Work to complete
Pictures excluded, return the lines below from the first through the line holding "160, 200, 250, 300];".
===
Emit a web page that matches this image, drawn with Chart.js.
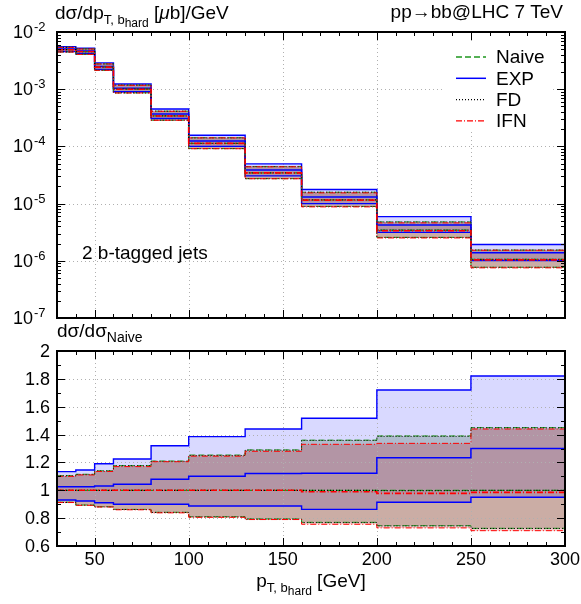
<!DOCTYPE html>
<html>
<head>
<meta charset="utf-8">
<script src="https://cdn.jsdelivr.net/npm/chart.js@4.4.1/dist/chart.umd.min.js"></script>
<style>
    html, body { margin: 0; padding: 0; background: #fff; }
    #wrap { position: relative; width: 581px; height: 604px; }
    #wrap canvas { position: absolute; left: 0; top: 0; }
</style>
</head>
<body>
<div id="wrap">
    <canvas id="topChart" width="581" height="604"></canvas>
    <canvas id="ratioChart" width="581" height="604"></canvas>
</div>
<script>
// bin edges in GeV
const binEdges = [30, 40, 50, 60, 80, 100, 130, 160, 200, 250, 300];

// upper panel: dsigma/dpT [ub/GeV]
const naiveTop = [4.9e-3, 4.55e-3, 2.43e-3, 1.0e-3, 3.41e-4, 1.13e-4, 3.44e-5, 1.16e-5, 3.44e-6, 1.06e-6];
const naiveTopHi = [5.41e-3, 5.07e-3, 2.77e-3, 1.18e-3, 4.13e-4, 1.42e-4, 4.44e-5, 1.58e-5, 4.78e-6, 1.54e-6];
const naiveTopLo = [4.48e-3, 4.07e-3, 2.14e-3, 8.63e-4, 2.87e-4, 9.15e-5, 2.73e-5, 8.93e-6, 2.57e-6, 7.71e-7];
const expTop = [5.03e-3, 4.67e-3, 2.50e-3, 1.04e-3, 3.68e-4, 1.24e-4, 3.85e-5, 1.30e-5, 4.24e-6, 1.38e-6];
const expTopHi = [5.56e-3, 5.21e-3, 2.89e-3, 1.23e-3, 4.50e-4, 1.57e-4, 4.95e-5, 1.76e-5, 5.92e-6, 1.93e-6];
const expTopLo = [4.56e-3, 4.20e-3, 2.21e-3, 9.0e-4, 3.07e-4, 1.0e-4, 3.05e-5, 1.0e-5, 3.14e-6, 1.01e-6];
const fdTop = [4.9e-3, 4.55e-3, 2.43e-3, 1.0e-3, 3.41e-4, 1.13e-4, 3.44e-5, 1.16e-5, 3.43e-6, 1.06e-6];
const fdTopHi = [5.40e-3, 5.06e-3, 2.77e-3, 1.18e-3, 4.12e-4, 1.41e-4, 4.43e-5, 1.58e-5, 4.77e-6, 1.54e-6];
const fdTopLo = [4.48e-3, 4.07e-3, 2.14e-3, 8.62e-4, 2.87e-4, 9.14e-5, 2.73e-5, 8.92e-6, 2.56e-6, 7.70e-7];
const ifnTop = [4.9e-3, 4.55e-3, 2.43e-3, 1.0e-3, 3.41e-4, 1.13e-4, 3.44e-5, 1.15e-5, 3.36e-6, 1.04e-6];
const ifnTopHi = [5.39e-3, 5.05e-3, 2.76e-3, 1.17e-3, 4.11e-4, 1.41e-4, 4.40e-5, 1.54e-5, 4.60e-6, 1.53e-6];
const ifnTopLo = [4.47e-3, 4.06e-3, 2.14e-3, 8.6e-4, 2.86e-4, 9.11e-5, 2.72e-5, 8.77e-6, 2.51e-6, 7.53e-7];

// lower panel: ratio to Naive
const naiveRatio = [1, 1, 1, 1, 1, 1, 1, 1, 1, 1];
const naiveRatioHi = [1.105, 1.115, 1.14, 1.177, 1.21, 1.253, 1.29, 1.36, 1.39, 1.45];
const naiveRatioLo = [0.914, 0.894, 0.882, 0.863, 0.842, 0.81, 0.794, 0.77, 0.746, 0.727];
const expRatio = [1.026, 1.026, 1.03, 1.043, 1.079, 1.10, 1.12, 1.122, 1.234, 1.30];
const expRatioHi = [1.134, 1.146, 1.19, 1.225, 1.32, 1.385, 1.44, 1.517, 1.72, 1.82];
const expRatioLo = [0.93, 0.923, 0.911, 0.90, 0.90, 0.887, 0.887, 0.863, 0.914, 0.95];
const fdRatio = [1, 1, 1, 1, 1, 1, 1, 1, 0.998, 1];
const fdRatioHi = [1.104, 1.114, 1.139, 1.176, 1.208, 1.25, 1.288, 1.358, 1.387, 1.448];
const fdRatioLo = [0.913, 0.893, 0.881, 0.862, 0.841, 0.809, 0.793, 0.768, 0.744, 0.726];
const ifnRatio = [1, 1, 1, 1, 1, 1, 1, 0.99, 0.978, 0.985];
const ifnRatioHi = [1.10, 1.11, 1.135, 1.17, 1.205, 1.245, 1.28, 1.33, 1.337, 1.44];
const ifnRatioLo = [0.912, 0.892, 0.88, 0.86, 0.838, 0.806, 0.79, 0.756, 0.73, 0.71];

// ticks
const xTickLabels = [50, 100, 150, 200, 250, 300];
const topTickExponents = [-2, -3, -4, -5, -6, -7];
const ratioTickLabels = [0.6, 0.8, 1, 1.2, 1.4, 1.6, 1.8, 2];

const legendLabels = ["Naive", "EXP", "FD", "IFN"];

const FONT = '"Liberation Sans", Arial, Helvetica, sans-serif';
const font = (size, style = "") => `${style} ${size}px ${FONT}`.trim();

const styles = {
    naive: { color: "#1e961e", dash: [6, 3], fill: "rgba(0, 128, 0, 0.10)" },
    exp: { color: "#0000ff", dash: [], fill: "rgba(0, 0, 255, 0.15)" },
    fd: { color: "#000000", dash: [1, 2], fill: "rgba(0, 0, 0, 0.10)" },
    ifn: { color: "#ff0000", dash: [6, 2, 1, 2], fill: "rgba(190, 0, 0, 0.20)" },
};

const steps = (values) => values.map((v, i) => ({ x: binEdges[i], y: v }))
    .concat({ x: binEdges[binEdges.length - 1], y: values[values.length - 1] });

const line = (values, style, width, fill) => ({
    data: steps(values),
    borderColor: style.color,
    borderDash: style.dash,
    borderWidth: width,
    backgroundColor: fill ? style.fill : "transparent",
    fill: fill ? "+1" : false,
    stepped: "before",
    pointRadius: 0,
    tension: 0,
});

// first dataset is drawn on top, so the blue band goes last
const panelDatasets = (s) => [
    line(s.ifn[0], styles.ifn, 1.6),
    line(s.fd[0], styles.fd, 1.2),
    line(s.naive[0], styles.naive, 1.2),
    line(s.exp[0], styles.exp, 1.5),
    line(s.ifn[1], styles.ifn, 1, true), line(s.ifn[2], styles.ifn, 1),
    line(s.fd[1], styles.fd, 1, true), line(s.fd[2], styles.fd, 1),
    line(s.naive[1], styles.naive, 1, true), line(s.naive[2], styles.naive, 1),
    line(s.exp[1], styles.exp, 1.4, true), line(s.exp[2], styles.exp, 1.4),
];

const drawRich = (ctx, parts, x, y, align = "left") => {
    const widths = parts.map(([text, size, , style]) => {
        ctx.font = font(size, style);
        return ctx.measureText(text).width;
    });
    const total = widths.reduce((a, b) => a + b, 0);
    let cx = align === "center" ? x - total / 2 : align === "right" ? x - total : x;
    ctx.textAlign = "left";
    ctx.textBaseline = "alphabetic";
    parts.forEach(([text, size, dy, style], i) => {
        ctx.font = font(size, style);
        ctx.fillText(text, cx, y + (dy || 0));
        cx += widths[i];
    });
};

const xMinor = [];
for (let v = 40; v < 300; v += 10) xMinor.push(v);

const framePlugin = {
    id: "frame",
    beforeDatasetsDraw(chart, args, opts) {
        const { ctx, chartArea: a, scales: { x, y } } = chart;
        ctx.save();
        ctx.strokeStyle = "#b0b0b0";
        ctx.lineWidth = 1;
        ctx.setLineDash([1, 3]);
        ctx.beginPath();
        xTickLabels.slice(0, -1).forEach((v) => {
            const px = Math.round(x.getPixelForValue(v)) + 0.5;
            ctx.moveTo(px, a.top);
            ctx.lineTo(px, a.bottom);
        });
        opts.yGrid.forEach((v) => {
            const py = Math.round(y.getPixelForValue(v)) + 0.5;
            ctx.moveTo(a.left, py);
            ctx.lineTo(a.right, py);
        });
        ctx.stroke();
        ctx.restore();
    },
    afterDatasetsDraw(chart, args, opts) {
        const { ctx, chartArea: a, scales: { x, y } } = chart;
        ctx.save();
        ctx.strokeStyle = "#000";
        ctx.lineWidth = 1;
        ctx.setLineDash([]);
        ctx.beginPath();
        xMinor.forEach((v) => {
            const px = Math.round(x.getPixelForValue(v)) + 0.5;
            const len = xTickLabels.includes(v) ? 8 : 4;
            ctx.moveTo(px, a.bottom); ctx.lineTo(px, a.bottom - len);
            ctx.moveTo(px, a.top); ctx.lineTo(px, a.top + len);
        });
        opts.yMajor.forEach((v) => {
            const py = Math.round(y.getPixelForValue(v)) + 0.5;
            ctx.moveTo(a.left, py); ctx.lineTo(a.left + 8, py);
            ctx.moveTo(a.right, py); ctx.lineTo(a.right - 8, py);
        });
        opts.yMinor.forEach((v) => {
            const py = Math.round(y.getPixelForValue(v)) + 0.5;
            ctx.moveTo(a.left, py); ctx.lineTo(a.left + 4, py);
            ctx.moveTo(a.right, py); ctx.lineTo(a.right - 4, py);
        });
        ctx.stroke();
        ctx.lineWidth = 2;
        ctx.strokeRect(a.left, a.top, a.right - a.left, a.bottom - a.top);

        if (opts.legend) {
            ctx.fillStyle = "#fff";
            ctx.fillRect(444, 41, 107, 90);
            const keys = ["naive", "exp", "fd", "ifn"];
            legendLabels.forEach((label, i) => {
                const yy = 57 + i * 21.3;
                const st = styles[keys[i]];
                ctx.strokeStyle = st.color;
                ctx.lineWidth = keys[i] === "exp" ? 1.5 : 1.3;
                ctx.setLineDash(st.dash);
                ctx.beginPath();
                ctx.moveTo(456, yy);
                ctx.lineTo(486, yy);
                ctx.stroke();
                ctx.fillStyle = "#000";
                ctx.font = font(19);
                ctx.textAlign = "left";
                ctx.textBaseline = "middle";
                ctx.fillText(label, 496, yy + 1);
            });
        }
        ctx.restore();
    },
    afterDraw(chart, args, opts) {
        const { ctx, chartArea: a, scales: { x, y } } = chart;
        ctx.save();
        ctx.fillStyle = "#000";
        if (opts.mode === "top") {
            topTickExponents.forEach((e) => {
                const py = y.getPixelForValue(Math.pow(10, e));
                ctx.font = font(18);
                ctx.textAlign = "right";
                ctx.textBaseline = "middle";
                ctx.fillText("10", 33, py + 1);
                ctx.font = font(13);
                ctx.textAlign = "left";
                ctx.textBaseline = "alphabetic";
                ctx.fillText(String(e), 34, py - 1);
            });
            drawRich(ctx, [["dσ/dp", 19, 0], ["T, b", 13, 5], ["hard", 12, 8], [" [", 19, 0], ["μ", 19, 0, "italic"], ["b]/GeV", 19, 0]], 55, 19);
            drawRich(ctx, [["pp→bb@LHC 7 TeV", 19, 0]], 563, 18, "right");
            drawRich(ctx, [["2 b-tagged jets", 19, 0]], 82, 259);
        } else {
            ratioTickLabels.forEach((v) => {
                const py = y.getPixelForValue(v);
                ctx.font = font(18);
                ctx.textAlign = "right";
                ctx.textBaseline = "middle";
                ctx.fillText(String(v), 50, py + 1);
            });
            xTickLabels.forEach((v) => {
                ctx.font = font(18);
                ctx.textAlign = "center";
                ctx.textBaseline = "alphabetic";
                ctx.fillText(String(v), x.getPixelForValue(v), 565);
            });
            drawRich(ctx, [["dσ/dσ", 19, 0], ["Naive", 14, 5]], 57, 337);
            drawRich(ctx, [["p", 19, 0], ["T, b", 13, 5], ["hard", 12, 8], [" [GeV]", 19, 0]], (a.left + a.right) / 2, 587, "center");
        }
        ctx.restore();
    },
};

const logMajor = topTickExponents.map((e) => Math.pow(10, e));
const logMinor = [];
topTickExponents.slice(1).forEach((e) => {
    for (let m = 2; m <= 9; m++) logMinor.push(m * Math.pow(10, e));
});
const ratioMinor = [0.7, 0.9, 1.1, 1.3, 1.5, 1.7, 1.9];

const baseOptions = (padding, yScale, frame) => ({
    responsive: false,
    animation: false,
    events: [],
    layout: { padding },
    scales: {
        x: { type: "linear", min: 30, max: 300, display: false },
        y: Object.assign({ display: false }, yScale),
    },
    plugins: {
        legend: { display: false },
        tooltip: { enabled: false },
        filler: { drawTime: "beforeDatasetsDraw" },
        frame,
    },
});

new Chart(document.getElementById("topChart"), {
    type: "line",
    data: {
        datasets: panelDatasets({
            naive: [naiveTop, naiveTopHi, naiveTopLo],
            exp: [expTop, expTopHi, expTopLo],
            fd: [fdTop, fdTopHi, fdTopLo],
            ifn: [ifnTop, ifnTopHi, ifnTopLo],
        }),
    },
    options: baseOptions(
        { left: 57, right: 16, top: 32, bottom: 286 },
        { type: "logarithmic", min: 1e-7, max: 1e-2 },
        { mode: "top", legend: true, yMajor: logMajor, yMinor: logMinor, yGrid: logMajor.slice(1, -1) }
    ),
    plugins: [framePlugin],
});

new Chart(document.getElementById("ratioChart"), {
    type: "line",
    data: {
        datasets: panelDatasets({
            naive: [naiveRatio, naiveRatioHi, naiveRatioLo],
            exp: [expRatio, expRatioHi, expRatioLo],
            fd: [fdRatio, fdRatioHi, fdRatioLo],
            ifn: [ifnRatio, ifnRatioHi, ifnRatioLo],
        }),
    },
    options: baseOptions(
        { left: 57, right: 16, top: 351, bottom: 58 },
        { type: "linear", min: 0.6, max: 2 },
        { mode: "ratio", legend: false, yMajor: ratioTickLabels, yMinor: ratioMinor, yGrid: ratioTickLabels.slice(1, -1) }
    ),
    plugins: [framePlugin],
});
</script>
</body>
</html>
===
Correct response
Emit a web page that matches this image, drawn with Chart.js.
<!DOCTYPE html>
<html>
<head>
<meta charset="utf-8">
<script src="https://cdn.jsdelivr.net/npm/chart.js@4.4.1/dist/chart.umd.min.js"></script>
<style>
    html, body { margin: 0; padding: 0; background: #fff; }
    #wrap { position: relative; width: 581px; height: 604px; }
    #wrap canvas { position: absolute; left: 0; top: 0; }
</style>
</head>
<body>
<div id="wrap">
    <canvas id="topChart" width="581" height="604"></canvas>
    <canvas id="ratioChart" width="581" height="604"></canvas>
</div>
<script>
// bin edges in GeV
const binEdges = [30, 40, 50, 60, 80, 100, 130, 160, 200, 250, 300];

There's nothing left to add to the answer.